Currently, the version of ES we use is ES1.5, which is currently only supported by AWS.
The focus of this project will be the repos that do not have dependencies on Haystack.
Remove our dependencies on Haystack as a library, which is not compatible with ES7.
Also remove drf-haystack, our library for integrating Haystack into django-rest-framework.
We will consider this successful when Haystack is removed as a dependency from these repositories.
[BD-20] Haystack Replacement
Two of our repos, edx-notes-api
and course-discovery
use GitHub - django-haystack/django-haystack: Modular search for Django andGitHub - rhblind/drf-haystack: Haystack for Django REST Framework to integrate these repos with ES.
Haystack and DRF-Haystack are lagging behind on their ES support, and so we cannot move off of ES1/2 while still depending on them.
This project would involve replacing our Haystack dependencies with GitHub - barseghyanartur/django-elasticsearch-dsl-drf: Integrate Elasticsearch DSL with Django REST framework. and GitHub - elastic/elasticsearch-dsl-py: High level Python client for Elasticsearch in these two repos.
A recommended approach to tackling this:
Start with edx-notes-api: GitHub - openedx/edx-notes-api: edx-notes-api
a smaller and simpler repo
Then move onto course-discovery: GitHub - openedx/course-discovery: Service providing access to consolidated course and program metadata
Will benefit from the work done on notes
[BD-19] Elasticsearch Upgrade
While the effort to remove Haystack is ongoing, we would like to also upgrade the other repos dependent on ES to the latest version of ES (as of right now, ES7).
These repos include:
edx-platform: GitHub - edx/edx-platform
edx-enterprise: GitHub - openedx/edx-enterprise
edx-search: GitHub - openedx/edx-search
cs_comments_service: GitHub - edx/cs_comments_service: Redirect information for cs_comments_service
edx-analytics-data-api: GitHub - edx/edx-analytics-data-api
From our initial research, none of these repos are being held back by dependency issues the way the Haystack repos are, but there may need to be significant updates to the code to ensure that they are still functional, since we are moving from ES1.5 to ES7.
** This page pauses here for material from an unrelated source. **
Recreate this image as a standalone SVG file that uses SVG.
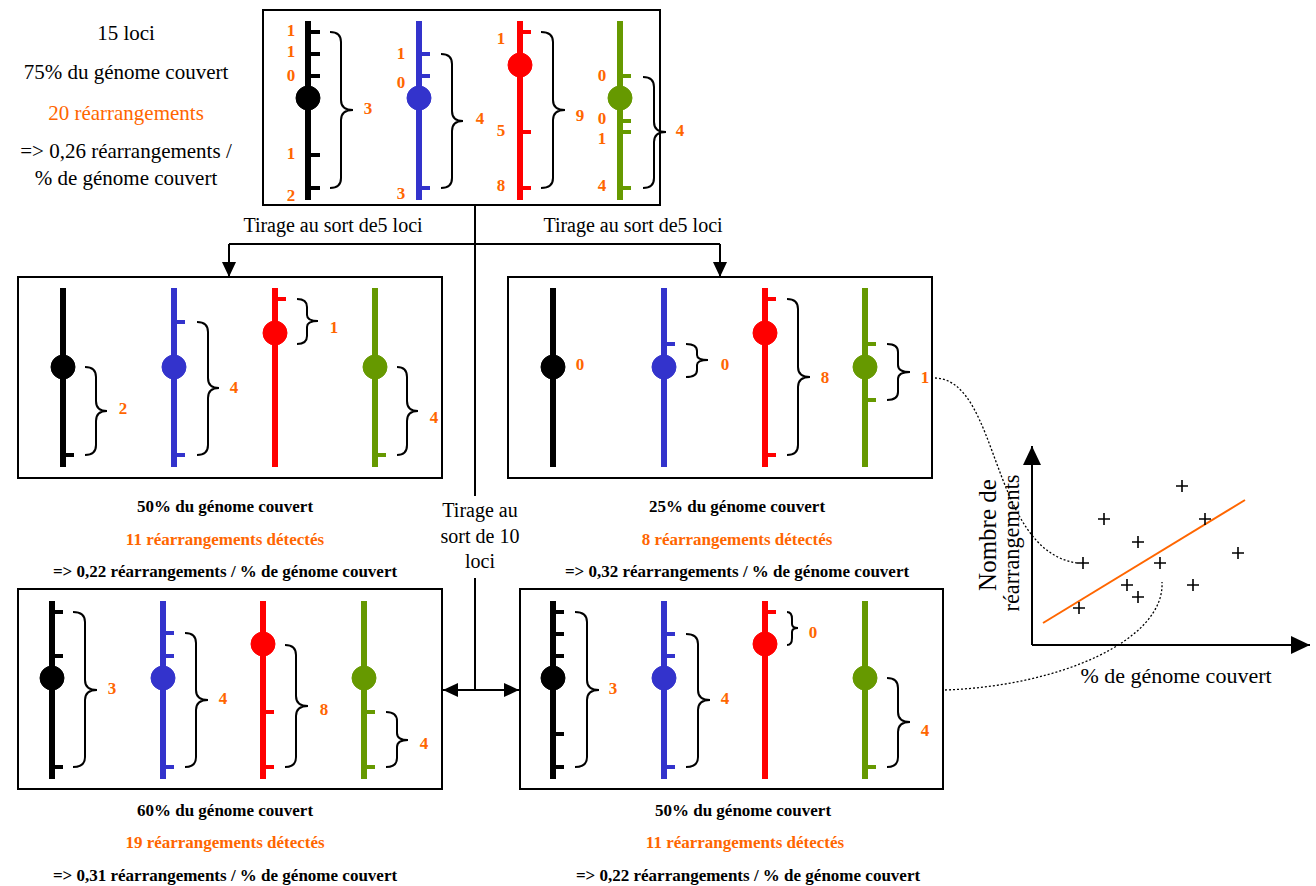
<svg xmlns="http://www.w3.org/2000/svg" width="1316" height="886" viewBox="0 0 1316 886">
<defs>
<style>
text{font-family:"Liberation Serif","Times New Roman",serif;}
.t{font-size:21px;fill:#000;text-anchor:middle;}
.cap{font-size:17px;font-weight:bold;fill:#000;text-anchor:middle;}
.capo{font-size:17px;font-weight:bold;fill:#FF6600;text-anchor:middle;}
.n{font-size:17px;font-weight:bold;fill:#FF6600;text-anchor:middle;}
.box{fill:#fff;stroke:#000;stroke-width:2;}
.br{fill:none;stroke:#000;stroke-width:2;}
.cK{stroke:#000;fill:#000;}
.cB{stroke:#3333CC;fill:#3333CC;}
.cR{stroke:#FF0000;fill:#FF0000;}
.cG{stroke:#669900;fill:#669900;}
.chr{stroke-width:6;}
.tk{stroke-width:4;}
.con{fill:none;stroke:#000;stroke-width:2;}
.dot{fill:none;stroke:#000;stroke-width:1.3;stroke-dasharray:2 2;}
.pl{stroke:#000;stroke-width:1.6;fill:none;}
</style>
<marker id="ah" markerUnits="userSpaceOnUse" markerWidth="16" markerHeight="14" refX="15" refY="7" orient="auto">
<path d="M0,0 L15,7 L0,14 z" fill="#000"/>
</marker>
<marker id="ahs" markerUnits="userSpaceOnUse" markerWidth="16" markerHeight="14" refX="15" refY="7" orient="auto-start-reverse">
<path d="M0,0 L15,7 L0,14 z" fill="#000"/>
</marker>
<marker id="ax" markerUnits="userSpaceOnUse" markerWidth="20" markerHeight="18" refX="19" refY="9" orient="auto">
<path d="M0,0 L19,9 L0,18 z" fill="#000"/>
</marker>
</defs>
<rect width="1316" height="886" fill="#fff"/>

<g id="summary">
<text class="t" x="126" y="40">15 loci</text>
<text class="t" x="126" y="79">75% du génome couvert</text>
<text class="t" x="126" y="120" fill="#FF6600" style="fill:#FF6600">20 réarrangements</text>
<text class="t" x="126" y="158">=&gt; 0,26 réarrangements /</text>
<text class="t" x="126" y="185">% de génome couvert</text>
</g>

<g id="connectors">
<path class="con" d="M475,205 V690"/>
<path class="con" d="M229,244 H720"/>
<path class="con" d="M229,244 V277" marker-end="url(#ah)"/>
<path class="con" d="M720,244 V277" marker-end="url(#ah)"/>
<path class="con" d="M443,690 H519" marker-start="url(#ahs)" marker-end="url(#ah)"/>
<text class="t" x="333" y="232" style="font-size:20px">Tirage au sort de5 loci</text>
<text class="t" x="633" y="232" style="font-size:20px">Tirage au sort de5 loci</text>
<rect x="436" y="496" width="90" height="82" fill="#fff"/>
<text class="t" x="480" y="517" style="font-size:20px">Tirage au</text>
<text class="t" x="480" y="543" style="font-size:20px">sort de 10</text>
<text class="t" x="480" y="568" style="font-size:20px">loci</text>
<path class="dot" d="M935,378 C1000,380 990,550 1077,563"/>
<path class="dot" d="M945,690 C1060,686 1165,640 1162,582"/>
</g>

<g id="box-top">
<rect class="box" x="263" y="10" width="397" height="195"/>
<g class="cK"><line class="chr" x1="308" y1="21" x2="308" y2="200"/><circle cx="308" cy="98" r="12"/>
<path class="tk" d="M308,32h12M308,54h12M308,76h12M308,155h12M308,188h12"/></g>
<g class="cB"><line class="chr" x1="419" y1="21" x2="419" y2="200"/><circle cx="419" cy="98" r="12"/>
<path class="tk" d="M419,54h11M419,76h11M419,188h11"/></g>
<g class="cR"><line class="chr" x1="520" y1="21" x2="520" y2="200"/><circle cx="520" cy="65" r="12"/>
<path class="tk" d="M520,32h11M520,132h11M520,188h11"/></g>
<g class="cG"><line class="chr" x1="620" y1="21" x2="620" y2="200"/><circle cx="620" cy="98" r="12"/>
<path class="tk" d="M620,76h11M620,121h11M620,132h11M620,188h11"/></g>
<path class="br" d="M330,32 Q341,32 341,42 L341,100 Q341,110 353,110 Q341,110 341,120 L341,178 Q341,188 330,188"/>
<path class="br" d="M441,54 Q452,54 452,64 L452,111 Q452,121 463,121 Q452,121 452,131 L452,178 Q452,188 441,188"/>
<path class="br" d="M541,32 Q553,32 553,42 L553,100 Q553,110 565,110 Q553,110 553,120 L553,178 Q553,188 541,188"/>
<path class="br" d="M643,77 Q654,77 654,87 L654,122 Q654,132 666,132 Q654,132 654,142 L654,178 Q654,188 643,188"/>
<text class="n" x="291" y="36">1</text><text class="n" x="291" y="57">1</text><text class="n" x="291" y="81">0</text><text class="n" x="291" y="159">1</text><text class="n" x="291" y="201">2</text>
<text class="n" x="401" y="59">1</text><text class="n" x="401" y="88">0</text><text class="n" x="401" y="199">3</text>
<text class="n" x="501" y="44">1</text><text class="n" x="501" y="136">5</text><text class="n" x="501" y="191">8</text>
<text class="n" x="602" y="81">0</text><text class="n" x="602" y="124">0</text><text class="n" x="602" y="144">1</text><text class="n" x="602" y="191">4</text>
<text class="n" x="368" y="114">3</text><text class="n" x="480" y="124">4</text><text class="n" x="580" y="121">9</text><text class="n" x="680" y="136">4</text>
</g>

<g id="box-mid-left">
<rect class="box" x="18" y="277" width="424" height="201"/>
<g class="cK"><line class="chr" x1="63" y1="288" x2="63" y2="467"/><circle cx="63" cy="367" r="12"/><path class="tk" d="M63,455h11"/></g>
<g class="cB"><line class="chr" x1="174" y1="288" x2="174" y2="467"/><circle cx="174" cy="367" r="12"/><path class="tk" d="M174,322h11M174,455h11"/></g>
<g class="cR"><line class="chr" x1="275" y1="288" x2="275" y2="467"/><circle cx="275" cy="333" r="12"/><path class="tk" d="M275,299h11"/></g>
<g class="cG"><line class="chr" x1="375" y1="288" x2="375" y2="467"/><circle cx="375" cy="367" r="12"/><path class="tk" d="M375,455h11"/></g>
<path class="br" d="M85,367 Q96,367 96,377 L96,401 Q96,411 107,411 Q96,411 96,421 L96,445 Q96,455 85,455"/>
<path class="br" d="M197,322 Q208,322 208,332 L208,378 Q208,388 219,388 Q208,388 208,398 L208,445 Q208,455 197,455"/>
<path class="br" d="M297,299 Q307,299 307,307 L307,315 Q307,321 318,321 Q307,321 307,327 L307,336 Q307,344 297,344"/>
<path class="br" d="M397,367 Q407,367 407,377 L407,401 Q407,411 418,411 Q407,411 407,421 L407,445 Q407,455 397,455"/>
<text class="n" x="123" y="414">2</text><text class="n" x="234" y="393">4</text><text class="n" x="334" y="333">1</text><text class="n" x="434" y="423">4</text>
<text class="cap" x="225" y="512">50% du génome couvert</text>
<text class="capo" x="225" y="545">11 réarrangements détectés</text>
<text class="cap" x="225" y="577">=&gt; 0,22 réarrangements / % de génome couvert</text>
</g>

<g id="box-mid-right">
<rect class="box" x="508" y="277" width="424" height="201"/>
<g class="cK"><line class="chr" x1="553" y1="288" x2="553" y2="467"/><circle cx="553" cy="367" r="12"/></g>
<g class="cB"><line class="chr" x1="664" y1="288" x2="664" y2="467"/><circle cx="664" cy="367" r="12"/><path class="tk" d="M664,344h11"/></g>
<g class="cR"><line class="chr" x1="765" y1="288" x2="765" y2="467"/><circle cx="765" cy="333" r="12"/><path class="tk" d="M765,299h11M765,455h11"/></g>
<g class="cG"><line class="chr" x1="865" y1="288" x2="865" y2="467"/><circle cx="865" cy="367" r="12"/><path class="tk" d="M865,344h11M865,400h11"/></g>
<path class="br" d="M686,344 Q697,344 697,351 L697,355 Q697,360 708,360 Q697,360 697,365 L697,370 Q697,377 686,377"/>
<path class="br" d="M787,299 Q798,299 798,309 L798,367 Q798,377 810,377 Q798,377 798,387 L798,445 Q798,455 787,455"/>
<path class="br" d="M887,344 Q898,344 898,352 L898,365 Q898,372 910,372 Q898,372 898,379 L898,392 Q898,400 887,400"/>
<text class="n" x="580" y="370">0</text><text class="n" x="725" y="370">0</text><text class="n" x="825" y="383">8</text><text class="n" x="925" y="383">1</text>
<text class="cap" x="737" y="512">25% du génome couvert</text>
<text class="capo" x="737" y="545">8 réarrangements détectés</text>
<text class="cap" x="737" y="577">=&gt; 0,32 réarrangements / % de génome couvert</text>
</g>

<g id="box-bot-left">
<rect class="box" x="18" y="589" width="424" height="200"/>
<g class="cK"><line class="chr" x1="52" y1="601" x2="52" y2="779"/><circle cx="52" cy="678" r="12"/><path class="tk" d="M52,612h11M52,656h11M52,767h11"/></g>
<g class="cB"><line class="chr" x1="163" y1="601" x2="163" y2="779"/><circle cx="163" cy="678" r="12"/><path class="tk" d="M163,633h11M163,656h11M163,767h11"/></g>
<g class="cR"><line class="chr" x1="263" y1="601" x2="263" y2="779"/><circle cx="263" cy="644" r="12"/><path class="tk" d="M263,712h11M263,767h11"/></g>
<g class="cG"><line class="chr" x1="364" y1="601" x2="364" y2="779"/><circle cx="364" cy="678" r="12"/><path class="tk" d="M364,712h11M364,767h11"/></g>
<path class="br" d="M73,612 Q85,612 85,622 L85,680 Q85,690 97,690 Q85,690 85,700 L85,757 Q85,767 73,767"/>
<path class="br" d="M185,633 Q196,633 196,643 L196,690 Q196,700 208,700 Q196,700 196,710 L196,757 Q196,767 185,767"/>
<path class="br" d="M285,645 Q296,645 296,655 L296,696 Q296,706 308,706 Q296,706 296,716 L296,757 Q296,767 285,767"/>
<path class="br" d="M386,712 Q397,712 397,721 L397,733 Q397,740 408,740 Q397,740 397,747 L397,758 Q397,767 386,767"/>
<text class="n" x="112" y="694">3</text><text class="n" x="223" y="704">4</text><text class="n" x="324" y="715">8</text><text class="n" x="424" y="749">4</text>
<text class="cap" x="225" y="816">60% du génome couvert</text>
<text class="capo" x="225" y="848">19 réarrangements détectés</text>
<text class="cap" x="225" y="881">=&gt; 0,31 réarrangements / % de génome couvert</text>
</g>

<g id="box-bot-right">
<rect class="box" x="520" y="589" width="423" height="200"/>
<g class="cK"><line class="chr" x1="553" y1="601" x2="553" y2="779"/><circle cx="553" cy="678" r="12"/><path class="tk" d="M553,612h11M553,634h11M553,656h11M553,734h11M553,767h11"/></g>
<g class="cB"><line class="chr" x1="664" y1="601" x2="664" y2="779"/><circle cx="664" cy="678" r="12"/><path class="tk" d="M664,634h11M664,656h11M664,767h11"/></g>
<g class="cR"><line class="chr" x1="765" y1="601" x2="765" y2="779"/><circle cx="765" cy="644" r="12"/><path class="tk" d="M765,612h11"/></g>
<g class="cG"><line class="chr" x1="865" y1="601" x2="865" y2="779"/><circle cx="865" cy="678" r="12"/><path class="tk" d="M865,767h11"/></g>
<path class="br" d="M575,612 Q587,612 587,622 L587,680 Q587,690 599,690 Q587,690 587,700 L587,757 Q587,767 575,767"/>
<path class="br" d="M686,634 Q698,634 698,644 L698,690 Q698,700 710,700 Q698,700 698,710 L698,757 Q698,767 686,767"/>
<path class="br" d="M787,612 Q792,612 792,619 L792,624 Q792,628 798,628 Q792,628 792,632 L792,638 Q792,645 787,645"/>
<path class="br" d="M887,678 Q898,678 898,688 L898,712 Q898,722 910,722 Q898,722 898,732 L898,757 Q898,767 887,767"/>
<text class="n" x="613" y="694">3</text><text class="n" x="725" y="704">4</text><text class="n" x="813" y="638">0</text><text class="n" x="925" y="736">4</text>
<text class="cap" x="743" y="816">50% du génome couvert</text>
<text class="capo" x="745" y="848">11 réarrangements détectés</text>
<text class="cap" x="748" y="881">=&gt; 0,22 réarrangements / % de génome couvert</text>
</g>

<g id="graph">
<path class="con" d="M1032,645 V446" marker-end="url(#ax)"/>
<path class="con" d="M1032,645 H1310" marker-end="url(#ax)"/>
<line x1="1043" y1="623" x2="1245" y2="500" stroke="#FF6600" stroke-width="2"/>
<path class="pl" d="M1098,519h12M1104,513v12 M1176,486h12M1182,480v12 M1199,519h12M1205,513v12 M1132,542h12M1138,536v12 M1077,563h12M1083,557v12 M1154,563h12M1160,557v12 M1232,553h12M1238,547v12 M1121,585h12M1127,579v12 M1187,585h12M1193,579v12 M1132,597h12M1138,591v12 M1073,608h12M1079,602v12"/>
<text class="t" x="996" y="535" transform="rotate(-90 996 535)" style="font-size:25px">Nombre de</text>
<text class="t" x="1019" y="543" transform="rotate(-90 1019 543)" style="font-size:23px" textLength="137" lengthAdjust="spacingAndGlyphs">réarrangements</text>
<text class="t" x="1176" y="683" style="font-size:22px">% de génome couvert</text>
</g>
</svg>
A recommended ordering for tackling this work would be:
edx-analytics-data-api
this already uses elasticsearch-dsl and may be simpler to upgrade
@Stuart Young (Deactivated) has already attempted to move it onto ES5
edx-search
This is a low-level library that primarily indexes course content
It is used by edx-platform and edx-enterprise
edx-enterprise
This may “just work” once edx-search is upgraded
A library installed by edx-platform
edx-platform
This also may “just work” once edx-search is upgraded
cs_comments_service
Uses ruby and ruby libraries
Can be done in parallel to the work above.
[Completion] Elasticsearch & Haystack
To bring the above 2 projects to full completion, let’s ensure we do the following:
Upgrade all Analytics repos, including newly found ones: Analytics Pipeline to ES7 (1 → 2 weeks)
Fix any issues that arise when edX deploys the upgrades for each service to edX stage and production. Elasticsearch Ownership and Rollout ( ? )
Deprecate and remove all unneeded code that existed for the prior versions. (2 days → 2 weeks)